__RECORDS FOR PROCESSING__

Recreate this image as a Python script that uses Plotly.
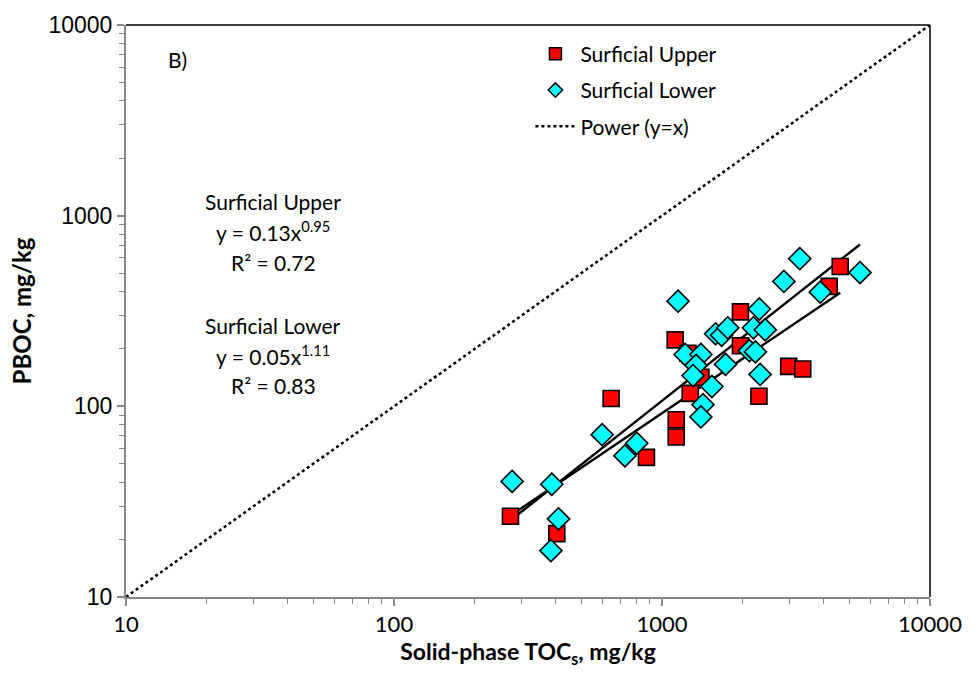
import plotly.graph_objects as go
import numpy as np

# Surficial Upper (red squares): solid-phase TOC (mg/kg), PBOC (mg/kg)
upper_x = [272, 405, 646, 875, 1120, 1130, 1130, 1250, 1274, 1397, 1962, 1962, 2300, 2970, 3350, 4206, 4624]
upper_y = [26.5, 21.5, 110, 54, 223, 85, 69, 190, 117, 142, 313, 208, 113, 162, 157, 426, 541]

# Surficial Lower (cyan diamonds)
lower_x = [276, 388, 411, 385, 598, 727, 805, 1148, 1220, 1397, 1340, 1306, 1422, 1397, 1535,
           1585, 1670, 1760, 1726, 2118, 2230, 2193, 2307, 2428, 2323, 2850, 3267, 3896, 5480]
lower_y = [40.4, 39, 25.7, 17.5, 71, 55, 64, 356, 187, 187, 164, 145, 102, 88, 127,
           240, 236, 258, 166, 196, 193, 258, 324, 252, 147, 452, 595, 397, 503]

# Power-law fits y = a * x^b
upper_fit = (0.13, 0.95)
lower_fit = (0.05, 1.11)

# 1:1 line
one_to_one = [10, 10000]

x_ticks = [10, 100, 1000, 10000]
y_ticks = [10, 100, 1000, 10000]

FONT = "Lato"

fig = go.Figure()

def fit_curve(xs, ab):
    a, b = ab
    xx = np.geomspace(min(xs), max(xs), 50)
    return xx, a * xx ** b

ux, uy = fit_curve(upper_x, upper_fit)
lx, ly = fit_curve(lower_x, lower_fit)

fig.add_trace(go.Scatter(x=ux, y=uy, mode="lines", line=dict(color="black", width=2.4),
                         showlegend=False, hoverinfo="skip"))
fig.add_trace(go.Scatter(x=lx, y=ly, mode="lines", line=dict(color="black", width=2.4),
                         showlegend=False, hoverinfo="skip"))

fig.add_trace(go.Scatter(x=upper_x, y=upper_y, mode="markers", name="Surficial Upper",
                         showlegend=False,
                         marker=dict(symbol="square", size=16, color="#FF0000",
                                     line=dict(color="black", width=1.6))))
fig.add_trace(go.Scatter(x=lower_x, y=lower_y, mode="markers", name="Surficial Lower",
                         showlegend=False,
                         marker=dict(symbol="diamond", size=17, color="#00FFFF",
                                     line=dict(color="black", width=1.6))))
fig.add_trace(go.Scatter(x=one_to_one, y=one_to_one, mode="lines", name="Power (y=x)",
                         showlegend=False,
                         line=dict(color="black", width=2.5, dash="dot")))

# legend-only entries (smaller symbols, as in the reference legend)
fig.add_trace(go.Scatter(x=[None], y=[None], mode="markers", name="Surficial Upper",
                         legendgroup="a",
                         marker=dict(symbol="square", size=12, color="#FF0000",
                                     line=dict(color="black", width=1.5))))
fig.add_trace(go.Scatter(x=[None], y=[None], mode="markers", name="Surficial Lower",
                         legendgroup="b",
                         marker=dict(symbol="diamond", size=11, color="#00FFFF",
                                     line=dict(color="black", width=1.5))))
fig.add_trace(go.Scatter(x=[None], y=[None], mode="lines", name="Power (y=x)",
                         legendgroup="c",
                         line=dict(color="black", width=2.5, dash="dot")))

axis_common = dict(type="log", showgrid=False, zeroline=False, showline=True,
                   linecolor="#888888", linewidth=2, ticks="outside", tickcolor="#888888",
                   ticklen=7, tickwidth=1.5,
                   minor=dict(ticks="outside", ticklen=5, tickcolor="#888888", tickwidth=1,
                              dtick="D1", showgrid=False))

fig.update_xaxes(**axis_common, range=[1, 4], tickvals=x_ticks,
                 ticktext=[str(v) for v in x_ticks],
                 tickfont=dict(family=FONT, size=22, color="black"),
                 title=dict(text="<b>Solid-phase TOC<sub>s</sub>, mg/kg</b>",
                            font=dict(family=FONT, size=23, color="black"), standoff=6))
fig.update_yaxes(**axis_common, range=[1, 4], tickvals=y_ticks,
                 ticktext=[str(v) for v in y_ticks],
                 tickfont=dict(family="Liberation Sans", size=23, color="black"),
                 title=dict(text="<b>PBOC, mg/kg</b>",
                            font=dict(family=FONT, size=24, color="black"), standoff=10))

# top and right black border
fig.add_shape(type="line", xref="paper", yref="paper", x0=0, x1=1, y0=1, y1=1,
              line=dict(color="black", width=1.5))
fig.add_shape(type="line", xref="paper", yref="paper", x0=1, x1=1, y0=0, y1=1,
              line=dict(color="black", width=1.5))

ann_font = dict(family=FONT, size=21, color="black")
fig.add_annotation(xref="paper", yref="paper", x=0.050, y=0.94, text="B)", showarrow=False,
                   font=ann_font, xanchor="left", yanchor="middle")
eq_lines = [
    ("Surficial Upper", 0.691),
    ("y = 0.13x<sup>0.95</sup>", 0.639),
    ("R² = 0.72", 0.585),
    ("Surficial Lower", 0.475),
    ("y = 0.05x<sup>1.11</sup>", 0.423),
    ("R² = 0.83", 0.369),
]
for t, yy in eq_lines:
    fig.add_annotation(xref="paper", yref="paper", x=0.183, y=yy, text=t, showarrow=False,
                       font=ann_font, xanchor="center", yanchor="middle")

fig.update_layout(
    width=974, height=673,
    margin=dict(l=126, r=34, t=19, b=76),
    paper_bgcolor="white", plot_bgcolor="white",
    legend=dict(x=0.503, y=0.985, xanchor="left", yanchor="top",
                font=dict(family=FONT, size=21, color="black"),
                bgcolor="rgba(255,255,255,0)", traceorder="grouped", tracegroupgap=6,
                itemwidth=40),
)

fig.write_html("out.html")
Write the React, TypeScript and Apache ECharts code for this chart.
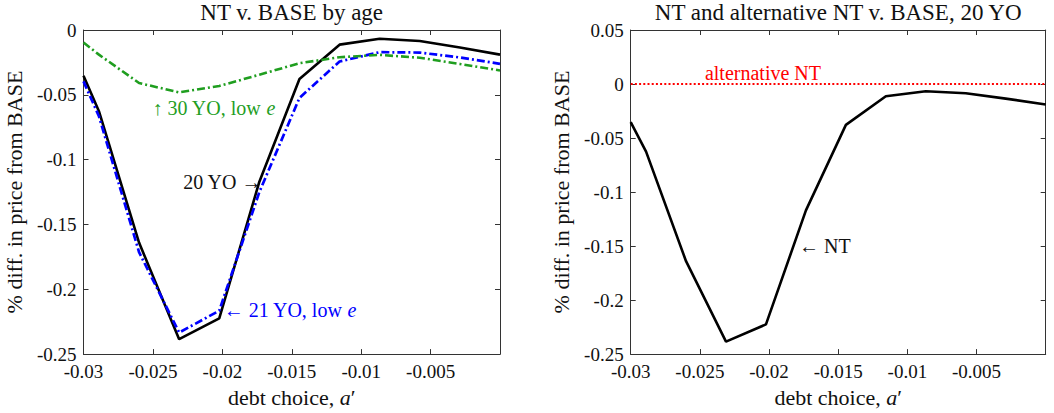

__CHALLENGE__
Show every line where the string "this" appears.

__CORRECT OUTPUT__
Recreate this image as a Python script that uses Plotly.
Write the React, TypeScript and Apache ECharts code for this chart.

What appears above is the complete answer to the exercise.